WHAT HAPPENED: A last-minute adjustment was no problem for Emma Raducanu at the US Open on Tuesday.
Initially placed to face No. 13 seed Jennifer Brady out of qualifying, the British teen walked out on Court 17 against Swiss lucky loser Stefanie Voegele, following Brady's pre-tournament withdrawal due to injury. Based on form, the once-underdog was now the favorite, and Raducanu largely played like it: hitting 24 winners and breaking serve five times, she scored a 6-2, 6-3 victory in 78 minutes.
"I was very up for my match against Brady. We were [scheduled to be] on Armstrong, and I was really looking forward to playing on such a big stage again," Raducanu said after the match. "I heard I was playing Voegele, and I had to prep last minute, but I was just focused on my game and what I could control.

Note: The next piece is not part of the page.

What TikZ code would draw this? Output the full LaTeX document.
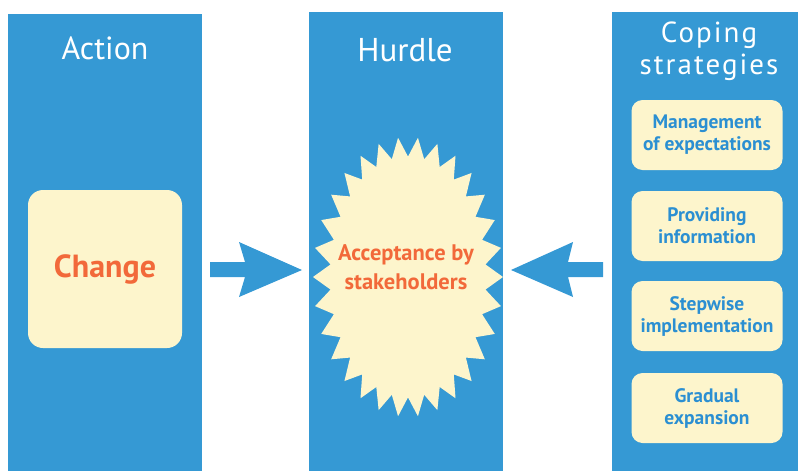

I think I served well today, which helped me settle into the match. I got a few cheap points on my serve, I felt very comfortable out there and the crowd were very welcoming."
Despite the straightforward scoreline, the match was full of little challenges that the 18-year-old overcame admirably. Down a break in each set early at 2-1, she broke back immediately to level, and later needed seven match points to seal victory. A titanic final game on Raducanu's serve went six deuces, and Voegele also had one chance to level at 5-5.
"I got broken early in both sets, and to have [the fans] there just backing me, it helped me through a lot of tough times. Especially at the end when I was trying to close out the match, they were really getting behind me. At one point, I was just laughing because I couldn't believe what was going on and the points I was playing, so I thought I'd just have fun with them. They seemed to enjoy the tennis that was going on.
"It's obviously a very difficult thing to serve out your first US Open main draw win, so that lack of experience probably showed a bit. My right arm was feeling a bit heavy in the last few games, but I'm just happy to have gotten over the line. Overall, I thought I played a very good match and a high level. Voegele, she was fighting the whole way through. She's a great player with a lot of experience, so I had to play well and fight very hard to beat her."
After thrilling her home country last month with a run to the Round of 16 at Wimbledon as a wild card, Raducanu is now off and running in her US Open debut. She hasn't dropped a set in four matches so far.
WHAT IT MEANS: Raducanu advances to face China's Zhang Shuai in a rematch from the first week of the US Open Series. Raducanu was a wild card to the WTA 500 event in San Jose on the back of her Wimbledon heroics and was beaten in the opening round there by Zhang, 6-3, 6-2.
"I know Zhang and we speak quite a lot whenever we see each other in Mandarin. She's a very nice girl and we get on really well. She's a great player," Raducanu said. "We played in San Jose and it was my first tournament on the hard courts here. She outplayed me that day, so I'm going into this next match with the learnings that I took away from the last one, and hopefully it's going to be a good rematch. I'm looking forward to it, and I feel like I've come quite far with my game since we last played.
"Playing at this level, week in and week out, you're going to just adapt. It's sort of natural selection. If you don't, you're going to lose. I've come quite far in maintaining the consistency of the high level and the longer points. I think, as the weeks have gone on, and I've played more and more matches, I feel very confident in my game and the strikes and taking the game to the opponent rather than letting it happen. I'm being more proactive."
MATCH POINT: With Brady's pre-tournament withdrawal, the highest seed in Ashleigh Barty's possible path to the quarterfinals is No. 22 seed Karolina Muchova, a two-time Wimbledon quarterfinalist. But Raducanu has been playing well above her world ranking of No. 150 over the last two months, and should not be discounted as a possible Round 4 foe for the top seed.